Suppose $\sum_{n=1}^{\infty}a_nx^n=f(x)$, then what can we say $\sum_{n=1}^{\infty}\frac{a_n}{n^3}x^n$ and the limit? Let $f(x)=\frac{1}{(1-x)(1-x^4)}$, let $a_n$ be the nth term of the maclaurin expansion of $f(x)$.
What can we say about the power series $a_0+\sum_{n=1}^{\infty}\frac{a_n}{n^3}x^n$? Can we express the power series in terms of $f(x)$, i.e. composition with some other function, or quotient with some other function? 
In particular, what can we say about the limit $\lim_{n\to \infty}\frac{a_n}{n^3}$?
 A: I observe that for $n \geq 1$, $\frac{1}{n^3} \leq 1$, so $|\frac{a_n}{n^3} x^n| \leq |a_n x^n|$ so your first series is a candidate for comparison with your second series, resolving your question of convergence.  (This uses the fact that all your $a_n$ have the same sign, in fact are positive integers, so $\sum a_n x^n$ is absolutely convergent on $(-1,1)$.)  This also addresses your question about $\frac{a_n}{n^3}$ as $n \rightarrow \infty$.

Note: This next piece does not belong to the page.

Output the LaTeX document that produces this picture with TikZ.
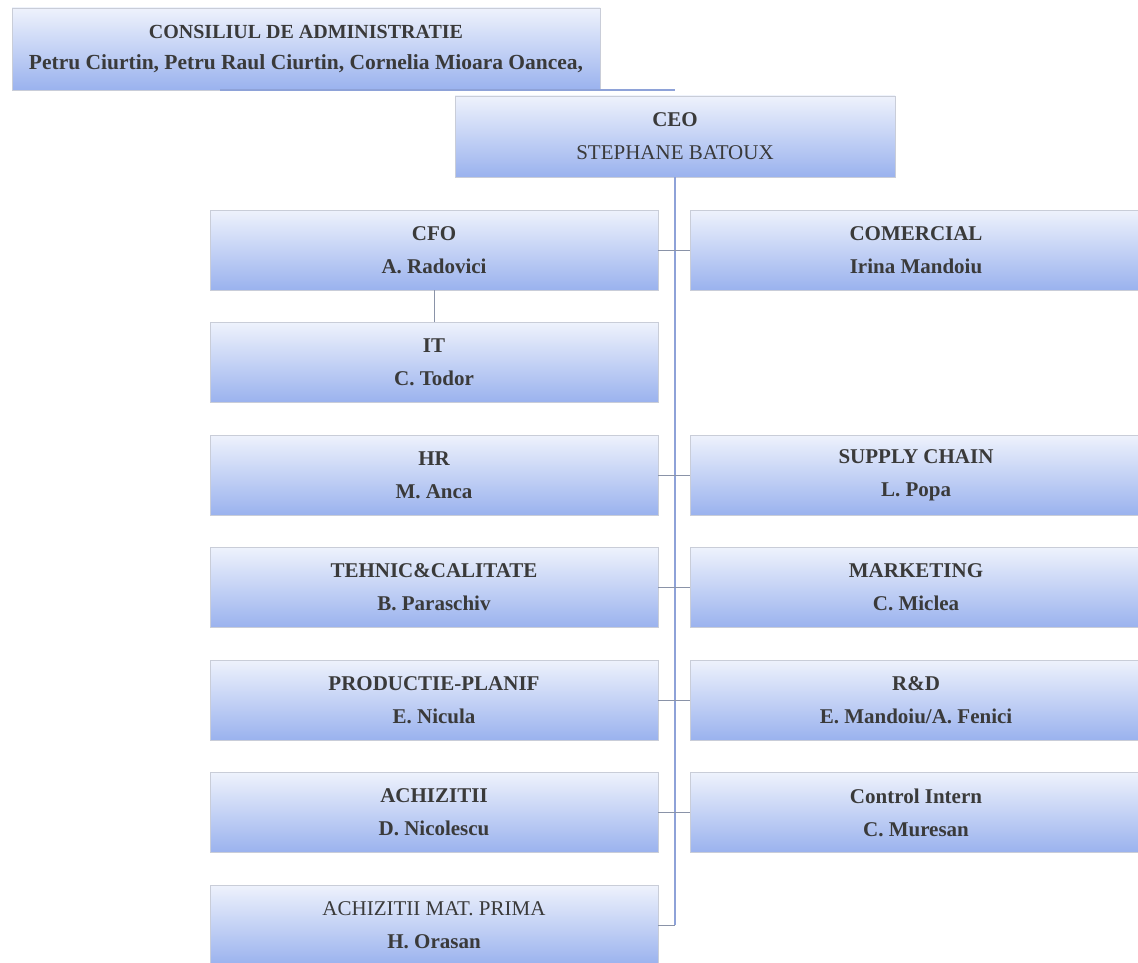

Also, $a_0 + \sum_{n=1}^\infty \frac{a_n}{n^3} x^n= \frac{1}{8} (2 \text{Li}_2(x)+\text{Li}_3(-x)+(1+i) \text{Li}_3(-i x)+(1-i)\text{Li}_3(i x)+5 \text{Li}_3(x)+8)  \text{,}  $
where the $\textrm{Li}_s(z)$s are polylogarithms.
A: If $$f(x) = \sum_{n=0}^{\infty} a_nx^n$$ then we have $$\frac{f(x) - f(0)}{x}=\sum_{n=1}^{\infty} a_nx^{n-1}$$ Integrating this we get $$g_1(x)=\int_{0}^{x}\frac{f(t)-f(0)}{t}\,dt=\sum_{n=1}^{\infty} \frac{a_n} {n} x^n$$ Repeating the same argument further we get $$g_2(x)=\int_{0}^{x}\frac{g_1(t)}{t}\,dt=\sum_{n=1}^{\infty} \frac{a_n} {n^2}x^n$$ and $$g_3(x)=\int_{0}^{x}\frac{g_2(t)}{t}\,dt=\sum_{n=1}^{\infty} \frac{a_n} {n^3}x^n$$ For your given function I don't think we can integrate beyond $g_1(x)$ (at least I can't).
For $g_1$ note that $$\frac{f(x) - f(0)}{x}=\frac{1+x^3-x^4}{(1-x)^2(1+x)(1+x^2)}$$ and you can use partial fractions to express it in the form $$\frac{A} {1-x}+\frac{B}{(1-x)^2}+\frac{C}{1+x}+\frac{Dx+E}{1+x^2}$$ and integrate it. 
A: We have
$$\tag 1 \frac{1}{1-x}=\sum_{n=0}^{\infty}x^n,\,\,\, \frac{1}{1-x^4}=\sum_{n=0}^{\infty}x^{4n}.$$
Let $b_n=1$ for all $n,$ $c_n=1$ if $n$ is a multiple of $4,$ and $c_n=0$ otherwise. Then the first power series in $(1)$ is $\sum_{n=0}^{\infty}b_nx^n,$ and the second power series is $\sum_{n=0}^{\infty}c_nx^n.$
We're set up to use the Cauchy product. We get
$$\tag 2\sum_{n=0}^{\infty}a_nx^n = \frac{1}{(1-x)(1-x^4)}=\sum_{n=0}^{\infty}\left(\sum_{k=0}^{n}b_kc_{n-k}\right)x^n.$$
Because $b_k,c_k\in \{0,1\}$ for all $k,$ the inner sum on the right of $(2)$ is no more than $n+1.$ Thus $0\le a_n\le n+1$ for all $n.$ This gives $0\le a_n/n^3 \le (n+1)/n^3 \to 0.$ More than that, it shows $\sum_{n=1}^{\infty}(a_n/n^3)x^n$ is absolutely convergent and uniformly convergent on $[-1,1].$ (The last following from the Weierstrass M test.)